[DATA FOR THIS EXERCISE]:
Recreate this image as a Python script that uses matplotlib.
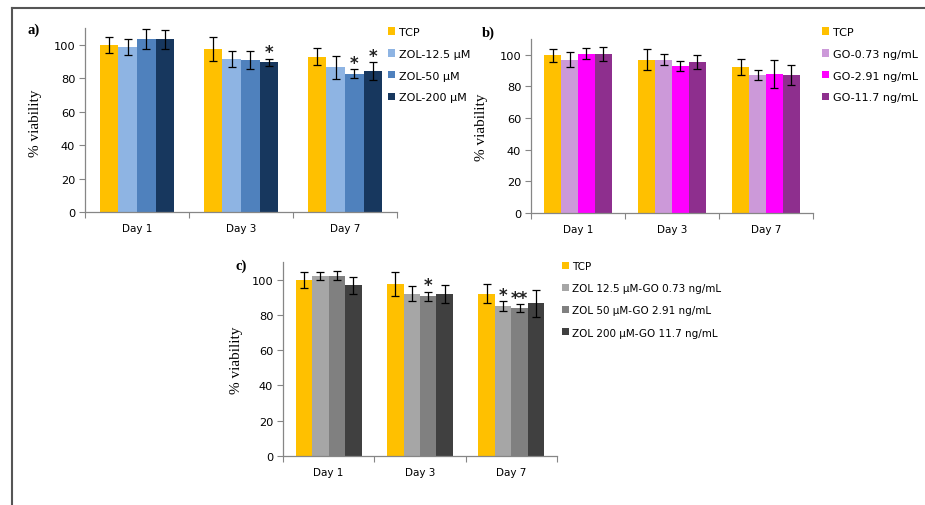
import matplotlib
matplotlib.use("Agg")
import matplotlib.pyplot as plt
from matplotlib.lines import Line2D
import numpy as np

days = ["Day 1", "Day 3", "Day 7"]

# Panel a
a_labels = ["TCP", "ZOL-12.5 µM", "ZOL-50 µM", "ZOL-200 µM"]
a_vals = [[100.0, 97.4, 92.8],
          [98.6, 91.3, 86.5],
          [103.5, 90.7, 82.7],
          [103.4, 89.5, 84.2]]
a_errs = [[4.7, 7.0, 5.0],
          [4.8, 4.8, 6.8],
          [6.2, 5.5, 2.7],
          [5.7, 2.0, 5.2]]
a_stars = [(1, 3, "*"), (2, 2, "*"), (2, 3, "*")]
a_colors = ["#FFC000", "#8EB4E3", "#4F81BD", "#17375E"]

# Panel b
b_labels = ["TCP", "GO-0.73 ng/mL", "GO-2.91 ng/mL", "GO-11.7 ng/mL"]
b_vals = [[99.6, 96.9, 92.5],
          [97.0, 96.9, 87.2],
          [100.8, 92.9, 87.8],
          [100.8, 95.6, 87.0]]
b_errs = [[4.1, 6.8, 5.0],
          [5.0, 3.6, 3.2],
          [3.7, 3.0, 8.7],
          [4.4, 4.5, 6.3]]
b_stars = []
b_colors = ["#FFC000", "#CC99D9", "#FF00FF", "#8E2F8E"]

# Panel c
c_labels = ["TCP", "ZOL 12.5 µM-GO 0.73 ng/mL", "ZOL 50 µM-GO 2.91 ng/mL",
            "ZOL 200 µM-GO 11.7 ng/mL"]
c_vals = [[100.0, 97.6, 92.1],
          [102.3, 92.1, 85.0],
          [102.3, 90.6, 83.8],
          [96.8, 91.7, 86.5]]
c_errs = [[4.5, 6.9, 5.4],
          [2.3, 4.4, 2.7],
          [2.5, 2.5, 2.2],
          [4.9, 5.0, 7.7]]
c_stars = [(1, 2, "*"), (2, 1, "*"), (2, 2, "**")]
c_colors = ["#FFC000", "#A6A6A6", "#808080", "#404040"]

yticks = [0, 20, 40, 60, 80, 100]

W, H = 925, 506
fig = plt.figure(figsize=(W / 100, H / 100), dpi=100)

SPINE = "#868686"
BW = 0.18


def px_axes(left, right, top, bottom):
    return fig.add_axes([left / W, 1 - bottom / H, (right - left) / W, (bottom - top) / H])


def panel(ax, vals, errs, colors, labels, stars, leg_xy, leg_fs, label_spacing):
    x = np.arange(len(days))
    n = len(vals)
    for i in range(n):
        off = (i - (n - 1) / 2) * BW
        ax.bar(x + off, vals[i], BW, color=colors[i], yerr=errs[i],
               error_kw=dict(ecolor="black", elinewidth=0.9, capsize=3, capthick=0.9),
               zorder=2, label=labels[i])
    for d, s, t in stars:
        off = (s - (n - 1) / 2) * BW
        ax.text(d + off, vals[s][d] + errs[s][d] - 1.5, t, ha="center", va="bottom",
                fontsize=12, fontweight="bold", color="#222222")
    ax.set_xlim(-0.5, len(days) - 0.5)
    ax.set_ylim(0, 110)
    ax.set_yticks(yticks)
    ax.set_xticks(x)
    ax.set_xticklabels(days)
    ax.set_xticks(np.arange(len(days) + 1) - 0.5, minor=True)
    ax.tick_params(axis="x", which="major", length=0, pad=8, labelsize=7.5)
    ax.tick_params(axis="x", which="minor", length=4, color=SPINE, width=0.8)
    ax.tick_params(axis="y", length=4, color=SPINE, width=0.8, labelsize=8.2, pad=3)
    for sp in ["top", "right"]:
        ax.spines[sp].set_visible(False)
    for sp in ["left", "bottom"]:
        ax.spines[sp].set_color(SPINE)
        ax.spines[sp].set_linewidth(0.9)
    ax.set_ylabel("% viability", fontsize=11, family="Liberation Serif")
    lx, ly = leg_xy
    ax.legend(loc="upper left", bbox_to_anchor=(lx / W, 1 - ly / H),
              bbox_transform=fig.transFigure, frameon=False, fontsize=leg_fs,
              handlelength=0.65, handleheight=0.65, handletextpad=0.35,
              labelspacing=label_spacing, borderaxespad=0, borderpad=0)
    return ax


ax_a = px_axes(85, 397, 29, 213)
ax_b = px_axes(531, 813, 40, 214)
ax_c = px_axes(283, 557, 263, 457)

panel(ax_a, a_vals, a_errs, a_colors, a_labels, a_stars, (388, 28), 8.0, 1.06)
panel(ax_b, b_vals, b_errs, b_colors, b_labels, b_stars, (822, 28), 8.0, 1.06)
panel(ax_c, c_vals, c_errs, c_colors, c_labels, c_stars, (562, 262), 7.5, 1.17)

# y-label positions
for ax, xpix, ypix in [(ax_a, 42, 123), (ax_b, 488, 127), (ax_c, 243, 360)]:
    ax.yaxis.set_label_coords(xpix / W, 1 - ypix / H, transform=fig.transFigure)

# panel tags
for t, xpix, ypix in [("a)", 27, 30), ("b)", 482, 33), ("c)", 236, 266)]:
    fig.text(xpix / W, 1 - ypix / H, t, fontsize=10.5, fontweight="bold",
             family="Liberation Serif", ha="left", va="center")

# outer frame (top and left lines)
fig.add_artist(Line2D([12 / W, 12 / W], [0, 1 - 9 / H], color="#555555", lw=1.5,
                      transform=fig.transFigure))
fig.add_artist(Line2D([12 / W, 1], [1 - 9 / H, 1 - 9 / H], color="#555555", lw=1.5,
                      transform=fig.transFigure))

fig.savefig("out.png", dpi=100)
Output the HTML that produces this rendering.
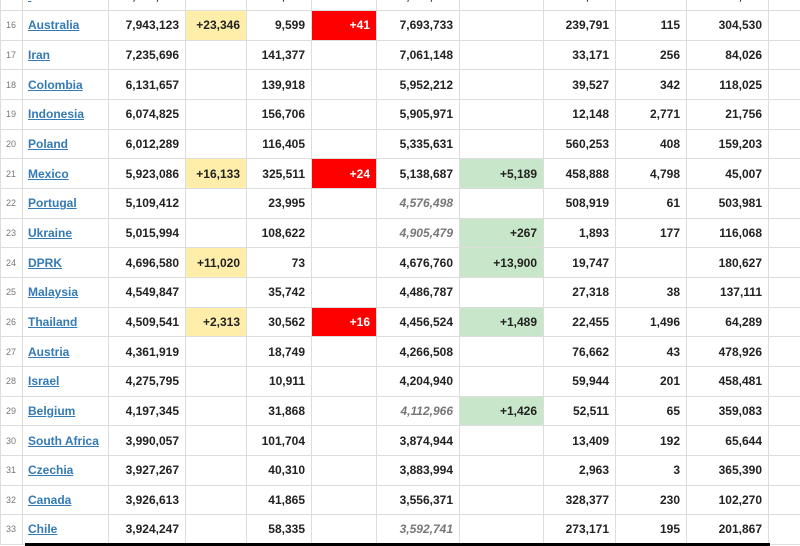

[WHAT YOU ARE ASKED TO DO]:
Repeat the material above in full and unchanged, minus its images.

[RESULT FOR THIS TASK]:
Recreate this image as a Python script that uses matplotlib.
import matplotlib
matplotlib.use("Agg")
import matplotlib.pyplot as plt
from matplotlib.lines import Line2D
import numpy as np

days = ["Day 1", "Day 3", "Day 7"]

# Panel a
a_labels = ["TCP", "ZOL-12.5 µM", "ZOL-50 µM", "ZOL-200 µM"]
a_vals = [[100.0, 97.4, 92.8],
          [98.6, 91.3, 86.5],
          [103.5, 90.7, 82.7],
          [103.4, 89.5, 84.2]]
a_errs = [[4.7, 7.0, 5.0],
          [4.8, 4.8, 6.8],
          [6.2, 5.5, 2.7],
          [5.7, 2.0, 5.2]]
a_stars = [(1, 3, "*"), (2, 2, "*"), (2, 3, "*")]
a_colors = ["#FFC000", "#8EB4E3", "#4F81BD", "#17375E"]

# Panel b
b_labels = ["TCP", "GO-0.73 ng/mL", "GO-2.91 ng/mL", "GO-11.7 ng/mL"]
b_vals = [[99.6, 96.9, 92.5],
          [97.0, 96.9, 87.2],
          [100.8, 92.9, 87.8],
          [100.8, 95.6, 87.0]]
b_errs = [[4.1, 6.8, 5.0],
          [5.0, 3.6, 3.2],
          [3.7, 3.0, 8.7],
          [4.4, 4.5, 6.3]]
b_stars = []
b_colors = ["#FFC000", "#CC99D9", "#FF00FF", "#8E2F8E"]

# Panel c
c_labels = ["TCP", "ZOL 12.5 µM-GO 0.73 ng/mL", "ZOL 50 µM-GO 2.91 ng/mL",
            "ZOL 200 µM-GO 11.7 ng/mL"]
c_vals = [[100.0, 97.6, 92.1],
          [102.3, 92.1, 85.0],
          [102.3, 90.6, 83.8],
          [96.8, 91.7, 86.5]]
c_errs = [[4.5, 6.9, 5.4],
          [2.3, 4.4, 2.7],
          [2.5, 2.5, 2.2],
          [4.9, 5.0, 7.7]]
c_stars = [(1, 2, "*"), (2, 1, "*"), (2, 2, "**")]
c_colors = ["#FFC000", "#A6A6A6", "#808080", "#404040"]

yticks = [0, 20, 40, 60, 80, 100]

W, H = 925, 506
fig = plt.figure(figsize=(W / 100, H / 100), dpi=100)

SPINE = "#868686"
BW = 0.18


def px_axes(left, right, top, bottom):
    return fig.add_axes([left / W, 1 - bottom / H, (right - left) / W, (bottom - top) / H])


def panel(ax, vals, errs, colors, labels, stars, leg_xy, leg_fs, label_spacing):
    x = np.arange(len(days))
    n = len(vals)
    for i in range(n):
        off = (i - (n - 1) / 2) * BW
        ax.bar(x + off, vals[i], BW, color=colors[i], yerr=errs[i],
               error_kw=dict(ecolor="black", elinewidth=0.9, capsize=3, capthick=0.9),
               zorder=2, label=labels[i])
    for d, s, t in stars:
        off = (s - (n - 1) / 2) * BW
        ax.text(d + off, vals[s][d] + errs[s][d] - 1.5, t, ha="center", va="bottom",
                fontsize=12, fontweight="bold", color="#222222")
    ax.set_xlim(-0.5, len(days) - 0.5)
    ax.set_ylim(0, 110)
    ax.set_yticks(yticks)
    ax.set_xticks(x)
    ax.set_xticklabels(days)
    ax.set_xticks(np.arange(len(days) + 1) - 0.5, minor=True)
    ax.tick_params(axis="x", which="major", length=0, pad=8, labelsize=7.5)
    ax.tick_params(axis="x", which="minor", length=4, color=SPINE, width=0.8)
    ax.tick_params(axis="y", length=4, color=SPINE, width=0.8, labelsize=8.2, pad=3)
    for sp in ["top", "right"]:
        ax.spines[sp].set_visible(False)
    for sp in ["left", "bottom"]:
        ax.spines[sp].set_color(SPINE)
        ax.spines[sp].set_linewidth(0.9)
    ax.set_ylabel("% viability", fontsize=11, family="Liberation Serif")
    lx, ly = leg_xy
    ax.legend(loc="upper left", bbox_to_anchor=(lx / W, 1 - ly / H),
              bbox_transform=fig.transFigure, frameon=False, fontsize=leg_fs,
              handlelength=0.65, handleheight=0.65, handletextpad=0.35,
              labelspacing=label_spacing, borderaxespad=0, borderpad=0)
    return ax


ax_a = px_axes(85, 397, 29, 213)
ax_b = px_axes(531, 813, 40, 214)
ax_c = px_axes(283, 557, 263, 457)

panel(ax_a, a_vals, a_errs, a_colors, a_labels, a_stars, (388, 28), 8.0, 1.06)
panel(ax_b, b_vals, b_errs, b_colors, b_labels, b_stars, (822, 28), 8.0, 1.06)
panel(ax_c, c_vals, c_errs, c_colors, c_labels, c_stars, (562, 262), 7.5, 1.17)

# y-label positions
for ax, xpix, ypix in [(ax_a, 42, 123), (ax_b, 488, 127), (ax_c, 243, 360)]:
    ax.yaxis.set_label_coords(xpix / W, 1 - ypix / H, transform=fig.transFigure)

# panel tags
for t, xpix, ypix in [("a)", 27, 30), ("b)", 482, 33), ("c)", 236, 266)]:
    fig.text(xpix / W, 1 - ypix / H, t, fontsize=10.5, fontweight="bold",
             family="Liberation Serif", ha="left", va="center")

# outer frame (top and left lines)
fig.add_artist(Line2D([12 / W, 12 / W], [0, 1 - 9 / H], color="#555555", lw=1.5,
                      transform=fig.transFigure))
fig.add_artist(Line2D([12 / W, 1], [1 - 9 / H, 1 - 9 / H], color="#555555", lw=1.5,
                      transform=fig.transFigure))

fig.savefig("out.png", dpi=100)
Output the HTML that produces this rendering.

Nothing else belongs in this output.